The 6-foot, 230-pound Zimmerer — who played sparingly until last season, when he appeared in all 14 games and started one — said knowing all the intricacies of the position helps, for now, to hold off the 6-1, 225-pound Janovich.
“That's really my edge,” said Zimmerer, who finished with 18 yards rushing and 6 yards receiving last year. “Andy's probably a little bit better athlete than I am, but I got that mental part of the game down. I try to push that part as much as I can.”
And when Janovich hits a snag, Zimmerer assists him.
“C.J. works just as hard as anyone,” said Janovich, who last year ran for 6 yards and caught two passes for 13 yards. “He still helps me with plays and everything every day. Any certain play, really. He knows the entire scheme. Not just what the fullback's doing, but what the running back's doing and what the line's doing and why they're doing it. He knows the importance of plays and everyone's job.
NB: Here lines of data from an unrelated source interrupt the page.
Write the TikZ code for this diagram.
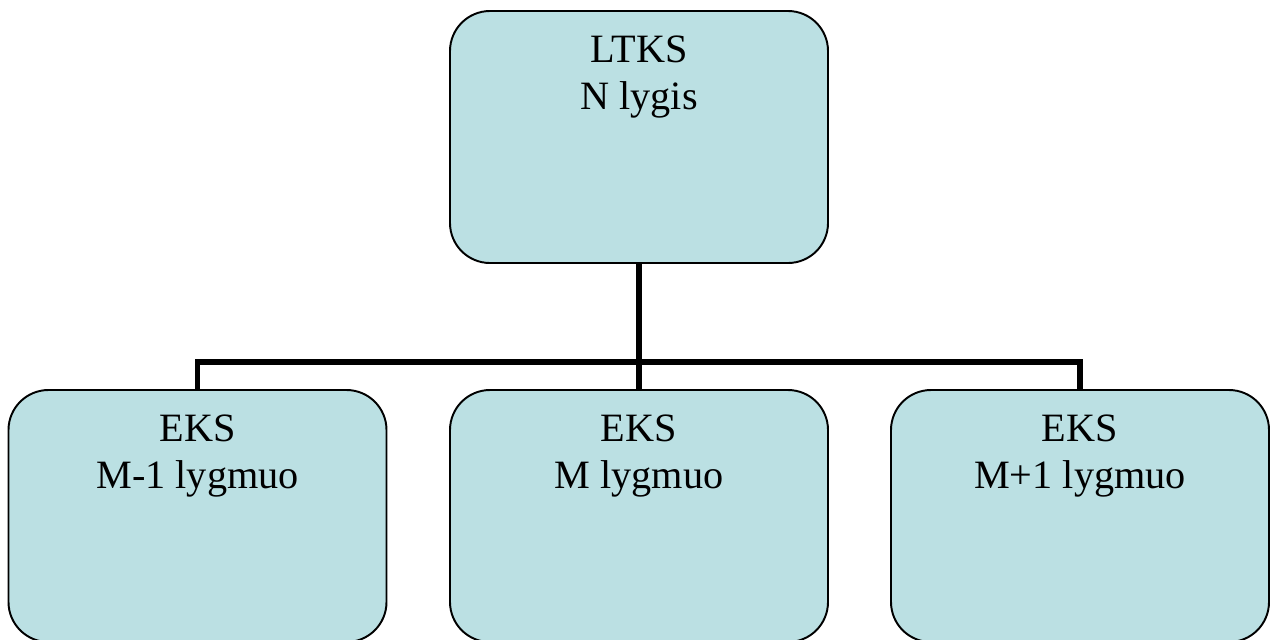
\documentclass[tikz,border=0pt]{standalone}
\usepackage{fontspec}
\setmainfont{Liberation Serif}
\usetikzlibrary{positioning}

\definecolor{boxfill}{HTML}{BBE0E3}

\begin{document}
\begin{tikzpicture}[
    level/.style={rectangle, rounded corners=0.8cm, draw, line width=1.1pt, fill=boxfill,
                  minimum width=7.56cm, minimum height=5.04cm, inner sep=0pt},
    caption/.style={align=center, inner sep=0pt, font=\fontsize{22.9}{26.8}\selectfont},
    link/.style={line width=3.4pt}
]
    \useasboundingbox (0,0) rectangle (25.4,-12.78);
    \node (ltks) [level] at (12.78,-2.74) {};
    \node (eksa) [level] at (3.95,-10.32) {};
    \node (eksb) [level] at (12.78,-10.32) {};
    \node (eksc) [level] at (21.6,-10.32) {};
    \node (ltkstext) [caption, below=0.51cm of ltks.north] {LTKS\\N lygis};
    \node (eksatext) [caption, below=0.51cm of eksa.north] {EKS\\M-1 lygmuo};
    \node (eksbtext) [caption, below=0.51cm of eksb.north] {EKS\\M lygmuo};
    \node (eksctext) [caption, below=0.51cm of eksc.north] {EKS\\M+1 lygmuo};
    \coordinate (bus) at (12.78,-7.24);
    \draw[link] (ltks.south) -- (bus);
    \draw[link] (eksa.north) |- (bus) -| (eksc.north);
    \draw[link] (bus) -- (eksb.north);
\end{tikzpicture}
\end{document}
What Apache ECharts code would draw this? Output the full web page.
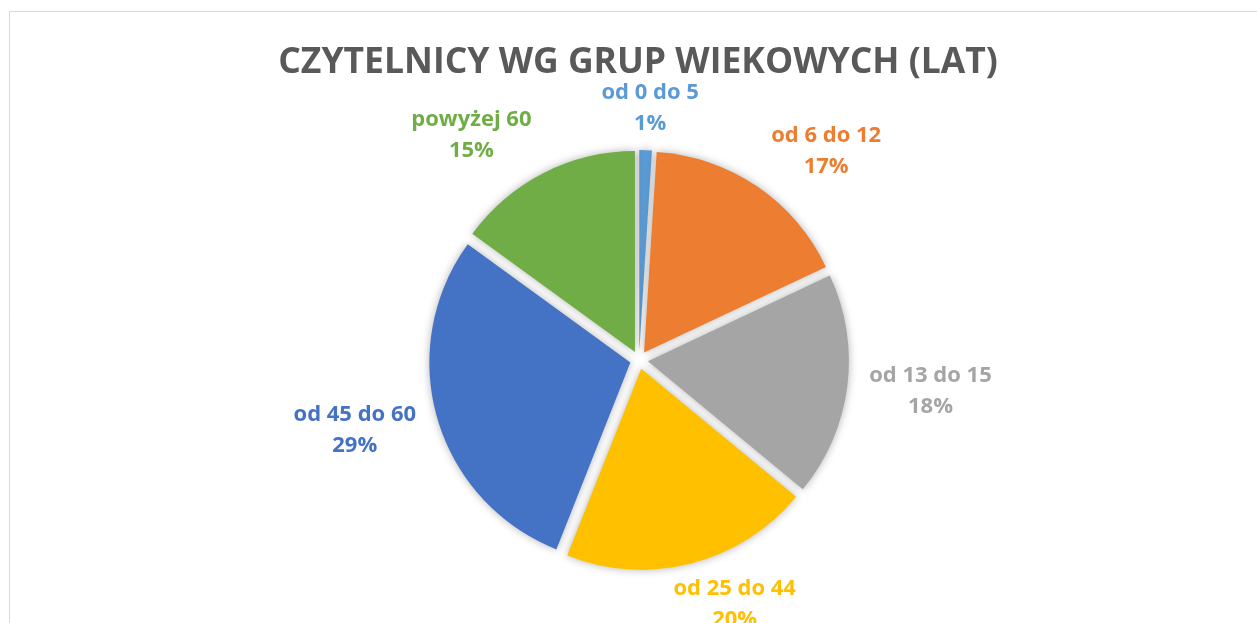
<!DOCTYPE html>
<html>
<head>
<meta charset="utf-8">
<script src="https://cdn.jsdelivr.net/npm/echarts@6/dist/echarts.min.js"></script>
<style>
  html, body { margin: 0; padding: 0; background: #fff; }
  #myChart { width: 1257px; height: 623px; }
</style>
</head>
<body>
<div id="myChart"></div>
<script>
  // dane wykresu
  const categories = ['od 0 do 5', 'od 6 do 12', 'od 13 do 15', 'od 25 do 44', 'od 45 do 60', 'powyżej 60'];
  const values = [1, 17, 18, 20, 29, 15];
  const colors = ['#5B9BD5', '#ED7D31', '#A5A5A5', '#FFC000', '#4472C4', '#70AD47'];
  const titleText = 'CZYTELNICY WG GRUP WIEKOWYCH (LAT)';

  const CX = 639, CY = 360, R = 201, OFFSET = 9;
  const total = values.reduce((a, b) => a + b, 0);

  function clamp(v) { return Math.max(-1, Math.min(1, v)); }

  let myChart = echarts.init(document.getElementById('myChart'));
  let options = {
    animation: false,
    graphic: [{
      type: 'rect',
      shape: { x: 9.5, y: 11.5, width: 1400, height: 800 },
      style: { fill: null, stroke: '#d9d9d9', lineWidth: 1 },
      silent: true
    }],
    title: {
      text: titleText,
      left: 633,
      top: 40,
      textAlign: 'center',
      textStyle: {
        fontFamily: 'Open Sans',
        fontWeight: 'bold',
        fontSize: 35.5,
        color: '#595959'
      }
    },
    series: [{
      type: 'pie',
      center: [CX, CY],
      radius: R,
      startAngle: 90,
      clockwise: true,
      avoidLabelOverlap: false,
      selectedMode: 'multiple',
      selectedOffset: OFFSET,
      emphasis: { disabled: true },
      itemStyle: {
        shadowBlur: 8,
        shadowColor: 'rgba(0,0,0,0.3)'
      },
      label: {
        show: true,
        position: 'outside',
        fontFamily: 'Open Sans',
        fontWeight: 'bold',
        fontSize: 22,
        lineHeight: 31,
        formatter: p => '{c|' + p.name + '}\n{c|' + Math.round(p.percent) + '%}',
        rich: {
          c: {
            align: 'center',
            fontFamily: 'Open Sans',
            fontWeight: 'bold',
            fontSize: 22,
            lineHeight: 31
          }
        }
      },
      labelLine: { show: false },
      // etykiety jak w Excelu: na zewnątrz, odsunięte od krawędzi wycinka
      // (etykieta przesuwa się razem z wysuniętym wycinkiem, stąd - OFFSET)
      labelLayout: function (params) {
        let i = params.dataIndex;
        let before = 0;
        for (let k = 0; k < i; k++) before += values[k];
        let mid = (before + values[i] / 2) / total * Math.PI * 2;
        let ux = Math.sin(mid), uy = -Math.cos(mid);
        let r = params.labelRect;
        let D = 228 - OFFSET;
        let cx = CX + ux * D + clamp(2.4 * ux) * (r.width / 2 + 4);
        let cy = CY + uy * (D + 24);
        return {
          dx: cx - (r.x + r.width / 2),
          dy: cy - (r.y + r.height / 2)
        };
      },
      data: categories.map((c, i) => ({
        name: c,
        value: values[i],
        selected: true,
        itemStyle: { color: colors[i] },
        label: { color: colors[i] }
      }))
    }]
  };
  myChart.setOption(options);
</script>
</body>
</html>
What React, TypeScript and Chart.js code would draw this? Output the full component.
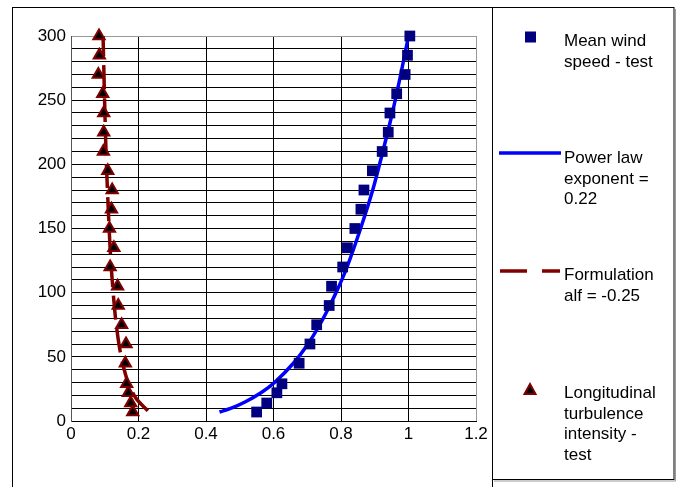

Where the guard's going. Footwork.”
Still 19, Janovich is going through his first spring camp. At this time last year, he was finishing a second straight perfect season as a Gretna wrestler. He misses that sport a little — “I say I don't, but I kind of do a little bit” — but embraces the year-round grind of college football.
“It's definitely a full-time job now,” Janovich said. “Lifting. Running. Spring practice. Still lifting on the off days. Even the weekends, we're going at it in scrimmages.”
Said Zimmerer: “If I'm not on my game, Andy's going to go right past me.”